To the question of whether Indian retailers are prepared to handle the competition, I would say that, while global best practices help, retail is a uniquely local business. Indian retailers who bother to listen to the consumer and constantly upgrade their own business are possibly in a stronger competitive position than a foreign brand that wants to impose its own alien sensibility on the market.
For suppliers, new brands bring in new avenues for business growth. Many of the international brands will look to increasing their sourcing from India, to take advantage of local labour costs and skills, or to down-play the disadvantage of duties on imported merchandise. Thus, especially for suppliers of fashion goods this is definitely a growth opportunity. Retailers might even prefer to work with the supply base from which they already source for their operations in other markets. Thus, the growth opportunity exists for exporters – the question is how many of them are willing and able to make the transition to begin supplying locally.
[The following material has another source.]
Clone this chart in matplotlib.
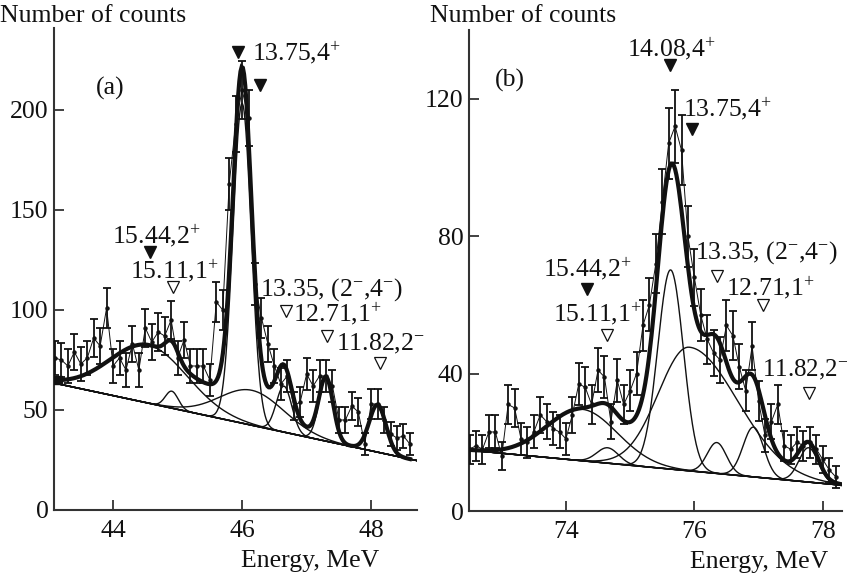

Not only do new retailers bring the prospect of increased business, but also the possibility of better systems and skills, improved product development, and in all, an opportunity for the supply base to upgrade itself. This will certainly have a positive fall-out for exporters, since their business is likely to become overall more competitive globally, too.
Let’s consider another stakeholder, who we tend to miss – the government itself. Organised retailers, including global companies, tend to be more constrained by law than a retailer from the unorganised segment. Based on that assumption, a large international retailer (and his Indian counterpart) will set up a local company that will carry out business by the book, recording all sales and purchase transactions. All local sales and purchases will be subject to VAT and sales taxes, while all imports would be documented and therefore subjected to import duties. All of this means more revenue for the government.
On the other hand, do foreign retailers pose a threat at all?
Well, there is certainly a threat to those retailers who insist that the market needs to remain structured the same way that it has been for years, and who refuse to upgrade their own business. There may even be a threat to the large Indian corporate retailers who are competing on the basis of their scale relative to the rest of the market. With the presence of global retailers with deeper pockets, these large Indian retailers will no longer be the big boys on the block. But the positive outcome for the many seems to outweigh the negative outcome for the few.
What I would certainly like to see is how quickly the government translates the promise of opening into a concrete plan that can benefit the Indian consumer, the Indian supplier, the Indian real estate market and the government itself.